What is the ASFMC doing about the problem? Though the ASMF declined to take additional action at its May meeting, it did direct its sea trout Technical Committee to produce a stock update in 2018, at which time the board will review the results and consider possible management action.
As an editorial aside, more spike trout were caught last season than the season before. Perhaps this “wait and see” strategy, combined with a more aggressive and focused ecosystem-based approach by the ASMFC to ensure there’s enough food for game fish to eat, might begin to help bring back this worthy gamefish.

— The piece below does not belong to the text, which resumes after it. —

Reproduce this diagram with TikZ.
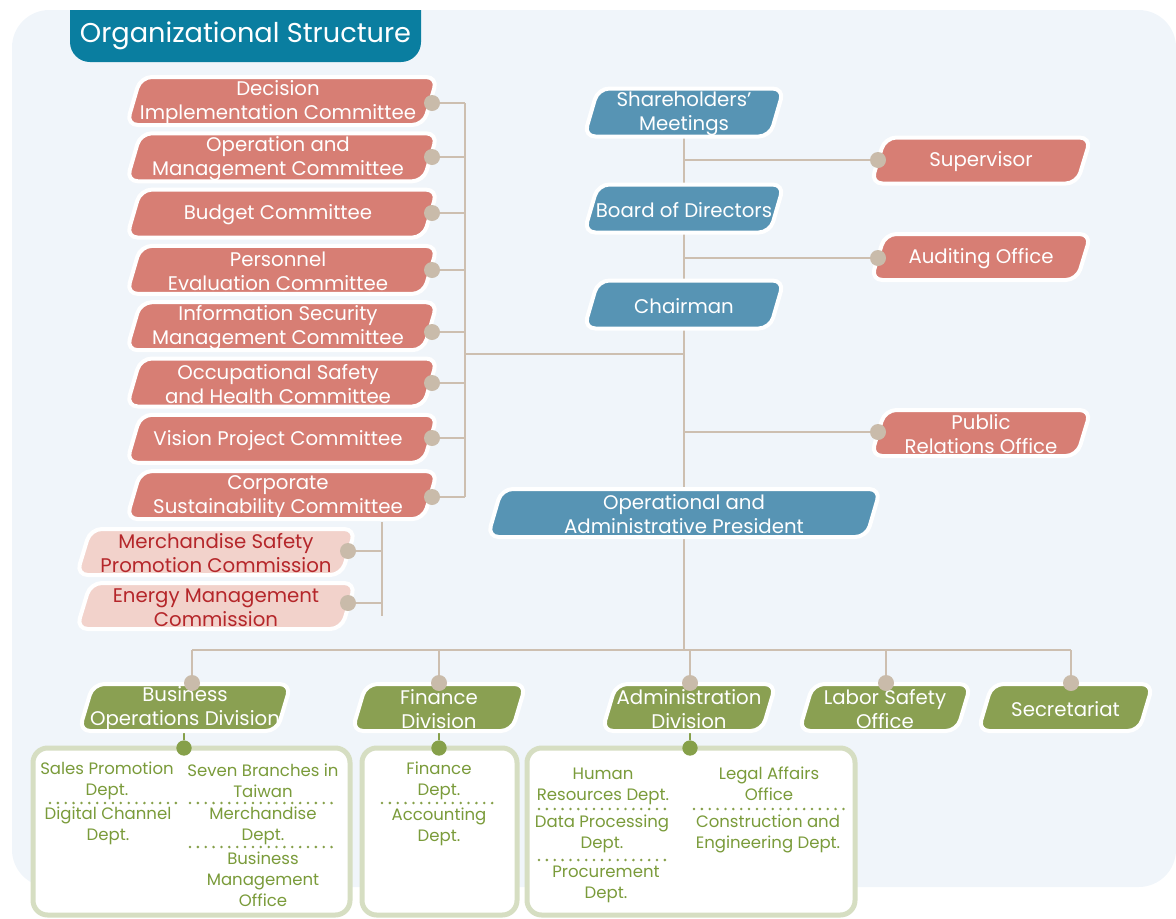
\documentclass[tikz,border=0pt]{standalone}
\usepackage{fontspec}
\setmainfont{Poppins}
\usetikzlibrary{calc}

\definecolor{panel}{HTML}{F0F5FA}
\definecolor{titleblue}{HTML}{0A7EA0}
\definecolor{boxblue}{HTML}{5794B4}
\definecolor{boxred}{HTML}{D77E74}
\definecolor{boxpink}{HTML}{F2D2CB}
\definecolor{pinktext}{HTML}{B5262A}
\definecolor{boxgreen}{HTML}{8AA052}
\definecolor{linebeige}{HTML}{CDBFB0}
\definecolor{dotbeige}{HTML}{C9BBAA}
\definecolor{subborder}{HTML}{D6DEC2}
\definecolor{subtext}{HTML}{7A9B3A}
\definecolor{subdots}{HTML}{86A04A}
\definecolor{olive}{HTML}{86A04A}

\pgfdeclarelayer{panel}
\pgfdeclarelayer{links}
\pgfsetlayers{panel,links,main}

% half of the horizontal lean of a slanted plate (in px)
\def\skw{7}

% slanted rounded plate with a named text node on top
% #1 name, #2 cx, #3 cy, #4 width, #5 height, #6 plate style, #7 text style, #8 text
\newcommand{\slbox}[8]{%
  \pgfmathsetmacro\sxa{#2-#4/2}\pgfmathsetmacro\sxb{#2+#4/2}%
  \pgfmathsetmacro\sya{#3-#5/2}\pgfmathsetmacro\syb{#3+#5/2}%
  \path[#6] (\sxa+\skw,\sya) -- (\sxb+\skw,\sya) -- (\sxb-\skw,\syb) -- (\sxa-\skw,\syb) -- cycle;%
  \node[#7] (#1) at (#2,#3+1.5) {#8};%
}

\begin{document}
\begin{tikzpicture}[x=0.75pt,y=-0.75pt,
  plate/.style={fill=#1, draw=white, line width=3pt, rounded corners=8.5pt},
  wtxt/.style={text=white, align=center, inner sep=0pt, font=\fontsize{14.8}{18}\selectfont},
  ctxt/.style={wtxt, xshift=-3pt},
  ptxt/.style={wtxt, text=pinktext},
  link/.style={draw=linebeige, line width=2.2pt},
  olink/.style={draw=olive, line width=2.2pt},
  bdot/.style={circle, fill=dotbeige, inner sep=0pt, minimum size=12pt},
  odot/.style={circle, fill=olive, inner sep=0pt, minimum size=11.5pt},
  subframe/.style={draw=subborder, fill=white, line width=3.75pt, rounded corners=11pt},
  stxt/.style={text=subtext, align=center, inner sep=0pt, font=\fontsize{12.4}{15.75}\selectfont},
  dotrule/.style={draw=subdots, line width=2.1pt, line cap=round, dash pattern=on 0pt off 5.9pt},
]
\useasboundingbox (0,0) rectangle (1176,918);

% backdrop panel
\begin{pgfonlayer}{panel}
  \fill[panel, rounded corners=28pt] (12,10) rectangle (1176,887);
\end{pgfonlayer}

% title tab
\begin{scope}
  \clip (70,10) rectangle (421,62);
  \fill[titleblue, rounded corners=15pt] (70,-30) rectangle (421,62);
\end{scope}
\node[wtxt, font=\fontsize{20.4}{24}\selectfont] (title) at (245.5,36) {Organizational Structure};

% committees
\slbox{decision}{282}{101}{297}{48}{plate=boxred}{ctxt}{Decision\\Implementation Committee}
\slbox{operation}{282}{157.3}{297}{48}{plate=boxred}{ctxt}{Operation and\\Management Committee}
\slbox{budget}{282}{213.6}{297}{48}{plate=boxred}{ctxt}{Budget Committee}
\slbox{personnel}{282}{269.9}{297}{48}{plate=boxred}{ctxt}{Personnel\\Evaluation Committee}
\slbox{infosec}{282}{326.2}{297}{48}{plate=boxred}{ctxt}{Information Security\\Management Committee}
\slbox{occsafety}{282}{382.5}{297}{48}{plate=boxred}{ctxt}{Occupational Safety\\and Health Committee}
\slbox{vision}{282}{438.8}{297}{48}{plate=boxred}{ctxt}{Vision Project Committee}
\slbox{corporate}{282}{495.1}{297}{48}{plate=boxred}{ctxt}{Corporate\\Sustainability Committee}

% commissions
\slbox{merch}{216}{552}{265}{46}{plate=boxpink}{ptxt}{Merchandise Safety\\Promotion Commission}
\slbox{energy}{216}{606}{265}{46}{plate=boxpink}{ptxt}{Energy Management\\Commission}

% governance chain
\slbox{share}{684}{112.5}{186}{48}{plate=boxblue}{wtxt}{Shareholders’\\Meetings}
\slbox{board}{684}{208.5}{186}{48}{plate=boxblue}{wtxt}{Board of Directors}
\slbox{chairman}{684}{304.5}{186}{48}{plate=boxblue}{wtxt}{Chairman}
\slbox{president}{684}{513}{379}{48}{plate=boxblue}{wtxt}{Operational and\\Administrative President}

% offices on the right
\slbox{supervisor}{981}{160.5}{206}{46}{plate=boxred}{wtxt}{Supervisor}
\slbox{auditing}{981}{257}{206}{46}{plate=boxred}{wtxt}{Auditing Office}
\slbox{publicrel}{981}{433}{206}{46}{plate=boxred}{wtxt}{Public\\Relations Office}

% divisions
\slbox{bizop}{185}{707.5}{198}{47}{plate=boxgreen}{wtxt}{Business\\Operations Division}
\slbox{finance}{439}{707.5}{160}{47}{plate=boxgreen}{wtxt}{Finance\\Division}
\slbox{admin}{689}{707.5}{160}{47}{plate=boxgreen}{wtxt}{Administration\\Division}
\slbox{labor}{885}{707.5}{158}{47}{plate=boxgreen}{wtxt}{Labor Safety\\Office}
\slbox{secretariat}{1065.5}{707.5}{161}{47}{plate=boxgreen}{wtxt}{Secretariat}

% department frames
\draw[subframe] (33,748) rectangle (350,915);
\draw[subframe] (362,748) rectangle (517,915);
\draw[subframe] (527,748) rectangle (855,915);

% departments of the business operations division
\node[stxt] (salesprom) at (107,781) {Sales Promotion\\Dept.};
\node[stxt] (branches) at (263,781) {Seven Branches in\\Taiwan};
\node[stxt] (digital) at (108,826) {Digital Channel\\Dept.};
\node[stxt] (merchdept) at (263,826) {Merchandise\\Dept.};
\node[stxt] (bizmgmt) at (263,879) {Business\\Management\\Office};
\coordinate (r1a) at (50,803);  \coordinate (r1b) at (176,803);
\coordinate (r2a) at (190,803); \coordinate (r2b) at (338,803);
\coordinate (r3a) at (190,847); \coordinate (r3b) at (338,847);
\draw[dotrule] (r1a) -- (r1b);
\draw[dotrule] (r2a) -- (r2b);
\draw[dotrule] (r3a) -- (r3b);

% departments of the finance division
\node[stxt] (findept) at (439,781) {Finance\\Dept.};
\node[stxt] (accounting) at (439,827) {Accounting\\Dept.};
\coordinate (r4a) at (382,803); \coordinate (r4b) at (496,803);
\draw[dotrule] (r4a) -- (r4b);

% departments of the administration division
\node[stxt] (hr) at (603,786) {Human\\Resources Dept.};
\node[stxt] (legal) at (769,784) {Legal Affairs\\Office};
\node[stxt] (dataproc) at (602,834) {Data Processing\\Dept.};
\node[stxt] (construct) at (768,834) {Construction and\\Engineering Dept.};
\node[stxt] (procure) at (606,884) {Procurement\\Dept.};
\coordinate (r5a) at (539,809); \coordinate (r5b) at (672,809);
\coordinate (r6a) at (694,809); \coordinate (r6b) at (845,809);
\coordinate (r7a) at (539,860); \coordinate (r7b) at (672,860);
\draw[dotrule] (r5a) -- (r5b);
\draw[dotrule] (r6a) -- (r6b);
\draw[dotrule] (r7a) -- (r7b);

% junction dots
\node[bdot] (dDec) at (432,103) {};
\node[bdot] (dOpe) at (432,157) {};
\node[bdot] (dBud) at (432,213) {};
\node[bdot] (dPer) at (432,270) {};
\node[bdot] (dInf) at (432,332) {};
\node[bdot] (dOcc) at (432,383) {};
\node[bdot] (dVis) at (432,438) {};
\node[bdot] (dCor) at (432,497) {};
\node[bdot] (dMer) at (348,551) {};
\node[bdot] (dEne) at (348,603) {};
\node[bdot] (dSup) at (878,160) {};
\node[bdot] (dAud) at (878,258) {};
\node[bdot] (dPub) at (878,432) {};
\node[bdot] (gBiz) at (192,683) {};
\node[bdot] (gFin) at (439,683) {};
\node[bdot] (gAdm) at (690,683) {};
\node[bdot] (gLab) at (886,683) {};
\node[bdot] (gSec) at (1071,683) {};
\node[odot] (oBiz) at (184,748) {};
\node[odot] (oFin) at (439,748) {};
\node[odot] (oAdm) at (690,748) {};

% bus points
\coordinate (LbusT) at (465,103);
\coordinate (LbusB) at (465,497);
\coordinate (Ljoin) at (465,354);
\coordinate (PbusT) at (382,522);
\coordinate (PbusB) at (382,616);
\coordinate (spineB) at (684,650);
\coordinate (BbusL) at (192,650);
\coordinate (BbusR) at (1071,650);

\begin{pgfonlayer}{links}
  % committee bus
  \draw[link] (LbusT) -- (LbusB);
  \foreach \d in {dDec,dOpe,dBud,dPer,dInf,dOcc,dVis,dCor}
    \draw[link] (\d) -- (\d -| LbusT);
  \draw[link] (Ljoin) -- (Ljoin -| share);
  % commission bus
  \draw[link] (PbusT) -- (PbusB);
  \foreach \d in {dMer,dEne}
    \draw[link] (\d) -- (\d -| PbusT);
  % main spine and side offices
  \draw[link] (share) -- (spineB);
  \foreach \d in {dSup,dAud,dPub}
    \draw[link] (\d) -- (\d -| share);
  % division bus
  \draw[link] (BbusL) -- (BbusR);
  \foreach \d in {gBiz,gFin,gAdm,gLab,gSec}
    \draw[link] (\d) -- (\d |- BbusL);
  % divisions to department frames
  \draw[olink] (oBiz) -- (oBiz |- bizop);
  \draw[olink] (oFin) -- (oFin |- finance);
  \draw[olink] (oAdm) -- (oAdm |- admin);
\end{pgfonlayer}
\end{tikzpicture}
\end{document}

To this point, in March the ASMFC awarded funding to a research team headed by Dr. John Whitehead of Appalachian State University and Dr. Jane Harrison from North Carolina Sea Grant to “conduct a socioeconomic study of Atlantic menhaden commercial fisheries intended to characterize the coastwide commercial fisheries, including bait and reduction sectors and the fishing communities they support.”
Though we might long for the halcyon days in the late 1990s into early 2000s, when Chesapeake and coastal fishermen enjoyed reliable catches of these tasty and sporty drum—double-rigged Meushaw feather jigs were the favorite lures used by this writer when tiderunner trout invaded the Bay Bridge pilings—there is some hope weakfish will make a rebound.